The Count de La Rochefoucauld was born into the French noble House of La Rochefoucauld on 13 August 1804 at Liancourt. He was the youngest son of François de La Rochefoucauld, 8th Duke of La Rochefoucauld (1765–1848) and Marie Françoise de Tott (1770–1854). Among his siblings were François de La Rochefoucauld, 9th Duke of La Rochefoucauld, Count Olivier de La Rochefoucauld (who married Rosine Cuillier-Perron, a daughter of Gen. Pierre Cuillier-Perron)[1][2] Countess Sophie Francoise de La Rochefoucauld (who married Armand, Marquis de Castelbajac),[3] Count Charles Frédéric de La Rochefoucauld (who married Anne Charlotte Cuillier-Perron, also a daughter of Gen. Pierre Cuillier-Perron),[1] and Countess Frances "Fanny" de La Rochefoucauld (who married Count Armand Alexis de Montault, but was one of the mistresses of Anatoly Nikolaievich Demidov, 1st Prince of San Donato, and bore him an illegitimate child).[3]

His paternal grandparents were François de La Rochefoucauld, 7th Duke of La Rochefoucauld and Félicité de Lannion. Among his extended family were uncles Alexandre, comte de La Rochefoucauld (who married Adélaïde de Pyvart de Chastullé, a San Domingo heiress allied to the Beauharnais family), and Frédéric Gaëtan de La Rochefoucauld, Marquis of Liancourt.[3] His maternal grandparents were François Baron de Tott and Marie Rambaud and his maternal aunt was the well known French painter Sophie de Tott.[4]

Career

Château de Verteuil, early 20th century

A diplomat, Count de La Rochefoucauld served as Minister Plenipotentiary in Germany and to the Grand Duchy of Tuscany in Florence.[5]

During the Second French Empire, Count de La Rochefoucauld retired to his family's longtime home, the Château de Verteuil, where he brought a fine collection of furniture and 18th-century Venetian glass chandeliers.[6] He restored the great stone staircase.

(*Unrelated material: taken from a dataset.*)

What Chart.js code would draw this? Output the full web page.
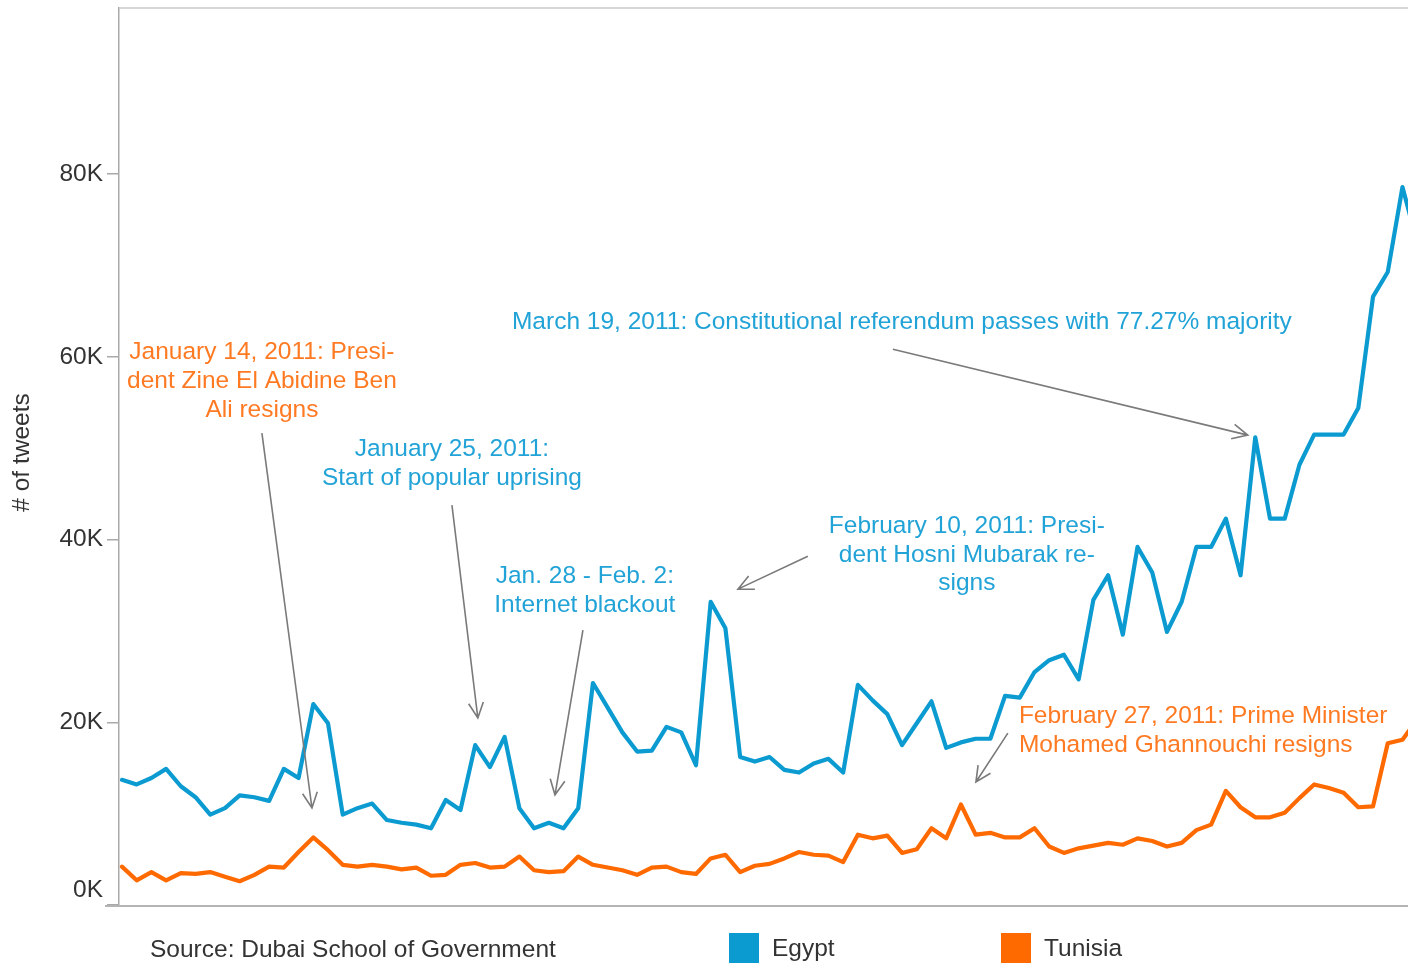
<!DOCTYPE html>
<html>
<head>
<meta charset="utf-8">
<title># of tweets - Egypt and Tunisia</title>
<script src="https://cdn.jsdelivr.net/npm/chart.js@4.4.1/dist/chart.umd.min.js"></script>
<style>
  html, body { margin: 0; padding: 0; background: #ffffff; overflow: hidden; }
  #wrap { width: 1408px; height: 963px; overflow: hidden; position: relative; }
  canvas { display: block; }
</style>
</head>
<body>
<div id="wrap"><canvas id="tweetChart" width="1440" height="963"></canvas></div>
<script>
// ---------------------------------------------------------------
// data (one value per day)
// ---------------------------------------------------------------
var egypt = [
  13700, 13200, 13900, 14900, 13000, 11800, 9900, 10600, 12000, 11800,
  11400, 14900, 13900, 22000, 19900, 9900, 10600, 11100, 9300, 9000,
  8800, 8400, 11500, 10400, 17500, 15100, 18400, 10600, 8400, 9000,
  8400, 10600, 24300, 21600, 18900, 16800, 16900, 19500, 18900, 15300,
  33200, 30300, 16200, 15700, 16200, 14800, 14500, 15500, 16000, 14500,
  24100, 22400, 20900, 17500, 19900, 22300, 17200, 17800, 18200, 18200,
  22900, 22700, 25500, 26800, 27400, 24700, 33400, 36100, 29600, 39200,
  36400, 29900, 33200, 39200, 39200, 42300, 36100, 51200, 42300, 42300,
  48200, 51500, 51500, 51500, 54400, 66600, 69300, 78600, 72500
];
var tunisia = [
  4200, 2700, 3600, 2700, 3500, 3400, 3600, 3100, 2600, 3300,
  4200, 4100, 5800, 7400, 6000, 4400, 4200, 4400, 4200, 3900,
  4100, 3200, 3300, 4400, 4600, 4100, 4200, 5300, 3800, 3600,
  3700, 5300, 4400, 4100, 3800, 3300, 4100, 4200, 3600, 3400,
  5100, 5500, 3600, 4300, 4500, 5100, 5800, 5500, 5400, 4700,
  7700, 7300, 7600, 5700, 6100, 8400, 7300, 11000, 7700, 7900,
  7400, 7400, 8400, 6400, 5700, 6200, 6500, 6800, 6600, 7300,
  7000, 6400, 6800, 8200, 8800, 12500, 10700, 9600, 9600, 10100,
  11700, 13200, 12800, 12300, 10700, 10800, 17700, 18100, 20300
];
var seriesNames = ['Egypt', 'Tunisia'];
var tickValues = [0, 20000, 40000, 60000, 80000];
var tickLabels = ['0K', '20K', '40K', '60K', '80K'];
var axisTitle = '# of tweets';
var sourceText = 'Source: Dubai School of Government';

// notes: text anchor and arrow ends are given in data units (day index, tweets)
var notes = [
  { lines: ['January 14, 2011: Presi-', 'dent Zine El Abidine Ben', 'Ali resigns'], series: 1, align: 'center',
    at: [9.51, 60500], from: [9.51, 51660], to: [12.91, 10620] },
  { lines: ['January 25, 2011:', 'Start of popular uprising'], series: 0, align: 'center',
    at: [22.42, 49900], from: [22.42, 43780], to: [24.18, 20470] },
  { lines: ['Jan. 28 - Feb. 2:', 'Internet blackout'], series: 0, align: 'center',
    at: [31.45, 36000], from: [31.32, 30100], to: [29.42, 12040] },
  { lines: ['February 10, 2011: Presi-', 'dent Hosni Mubarak re-', 'signs'], series: 0, align: 'center',
    at: [57.4, 41480], from: [46.6, 38190], to: [41.85, 34580] },
  { lines: ['March 19, 2011: Constitutional referendum passes with 77.27% majority'], series: 0, align: 'center',
    at: [52.99, 63800], from: [52.38, 60850], to: [76.49, 51440] },
  { lines: ['February 27, 2011: Prime Minister', 'Mohamed Ghannouchi resigns'], series: 1, align: 'left',
    at: [60.94, 20680], from: [60.19, 18820], to: [58.02, 13460] }
];

// ---------------------------------------------------------------
// styles
// ---------------------------------------------------------------
var FONT = '"Liberation Sans", Arial, sans-serif';
var FONT_SIZE = 24.5;
var lineColors = ['#0b9bd1', '#ff6a00'];
var noteColors = ['#22a3d7', '#ff7a22'];
var textColor = '#333333';
var axisColor = '#a9a9a9';

Chart.defaults.font.family = FONT;
Chart.defaults.font.size = FONT_SIZE;

function toPoints(arr) {
  return arr.map(function (v, i) { return { x: i, y: v }; });
}

// frame, tick labels, axis title, notes and legend
var decorPlugin = {
  id: 'decor',
  afterDraw: function (chart) {
    var ctx = chart.ctx;
    var area = chart.chartArea;
    var xs = chart.scales.x;
    var ys = chart.scales.y;
    ctx.save();

    // top and bottom frame lines
    ctx.strokeStyle = '#c9c9c9';
    ctx.lineWidth = 1.5;
    ctx.beginPath();
    ctx.moveTo(area.left, area.top);
    ctx.lineTo(chart.width, area.top);
    ctx.stroke();
    ctx.strokeStyle = '#b4b4b4';
    ctx.lineWidth = 2;
    ctx.beginPath();
    ctx.moveTo(area.left - 14, area.bottom + 1);
    ctx.lineTo(chart.width, area.bottom + 1);
    ctx.stroke();

    // tick labels
    ctx.font = FONT_SIZE + 'px ' + FONT;
    ctx.fillStyle = textColor;
    ctx.textAlign = 'right';
    ctx.textBaseline = 'middle';
    tickValues.forEach(function (v, i) {
      var y = Math.min(ys.getPixelForValue(v), area.bottom - 15);
      ctx.fillText(tickLabels[i], area.left - 16, y);
    });

    // axis title
    ctx.save();
    ctx.translate(22, (area.top + area.bottom) / 2 - 4);
    ctx.rotate(-Math.PI / 2);
    ctx.textAlign = 'center';
    ctx.fillText(axisTitle, 0, 0);
    ctx.restore();

    // notes with arrows
    notes.forEach(function (n) {
      var x0 = xs.getPixelForValue(n.from[0]), y0 = ys.getPixelForValue(n.from[1]);
      var x1 = xs.getPixelForValue(n.to[0]), y1 = ys.getPixelForValue(n.to[1]);
      ctx.strokeStyle = '#7a7a7a';
      ctx.lineWidth = 1.6;
      ctx.beginPath();
      ctx.moveTo(x0, y0);
      ctx.lineTo(x1, y1);
      var ang = Math.atan2(y1 - y0, x1 - x0);
      var hl = 17, spread = 0.45;
      ctx.moveTo(x1 - hl * Math.cos(ang - spread), y1 - hl * Math.sin(ang - spread));
      ctx.lineTo(x1, y1);
      ctx.lineTo(x1 - hl * Math.cos(ang + spread), y1 - hl * Math.sin(ang + spread));
      ctx.stroke();

      var tx = xs.getPixelForValue(n.at[0]);
      var ty = ys.getPixelForValue(n.at[1]);
      ctx.fillStyle = noteColors[n.series];
      ctx.textAlign = n.align;
      ctx.textBaseline = 'middle';
      n.lines.forEach(function (line, k) {
        ctx.fillText(line, tx, ty + k * 28.8);
      });
    });

    // source and legend
    ctx.fillStyle = textColor;
    ctx.textAlign = 'left';
    ctx.fillText(sourceText, 150, 950);
    var legendX = [729, 1001];
    chart.data.datasets.forEach(function (ds, i) {
      ctx.fillStyle = ds.borderColor;
      ctx.fillRect(legendX[i], 933, 30, 30);
      ctx.fillStyle = textColor;
      ctx.fillText(ds.label, legendX[i] + 43, 949);
    });

    ctx.restore();
  }
};

var ctx = document.getElementById('tweetChart').getContext('2d');
var tweetChart = new Chart(ctx, {
  type: 'line',
  data: {
    datasets: [
      { label: seriesNames[0], data: toPoints(egypt), borderColor: lineColors[0], backgroundColor: lineColors[0] },
      { label: seriesNames[1], data: toPoints(tunisia), borderColor: lineColors[1], backgroundColor: lineColors[1] }
    ]
  },
  options: {
    responsive: false,
    animation: false,
    devicePixelRatio: 1,
    layout: { padding: { top: 8, bottom: 58, left: 0, right: 0 } },
    elements: {
      line: { borderWidth: 4.2, tension: 0, borderJoinStyle: 'round', borderCapStyle: 'round' },
      point: { radius: 0, hoverRadius: 0 }
    },
    plugins: {
      legend: { display: false },
      tooltip: { enabled: false }
    },
    scales: {
      x: {
        type: 'linear',
        display: false,
        min: -0.2,
        max: 89.55
      },
      y: {
        min: 0,
        max: 98200,
        afterBuildTicks: function (scale) {
          scale.ticks = tickValues.map(function (v) { return { value: v }; });
        },
        afterFit: function (scale) { scale.width = 119; },
        ticks: { display: false },
        grid: { drawOnChartArea: false, drawTicks: true, tickLength: 12, color: axisColor, lineWidth: 1.5 },
        border: { display: true, color: axisColor, width: 1.5 }
      }
    }
  },
  plugins: [decorPlugin]
});
</script>
</body>
</html>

Influenced by Eugène Viollet-le-Duc, he transformed the large East tower into a library.[7] He blocked up the old openings and pierced large new windows in the old walls. He also commissioned a copy of the statue by Didier Début on the façade of the Hôtel de Ville, Paris of the author of the Maximes.[8] Hippolyte's son, Count Aimery, continued to collect souvenirs of their ancestors, turning the château into a sort of family museum. He redecorated the chapel and added stained glass windows.[9]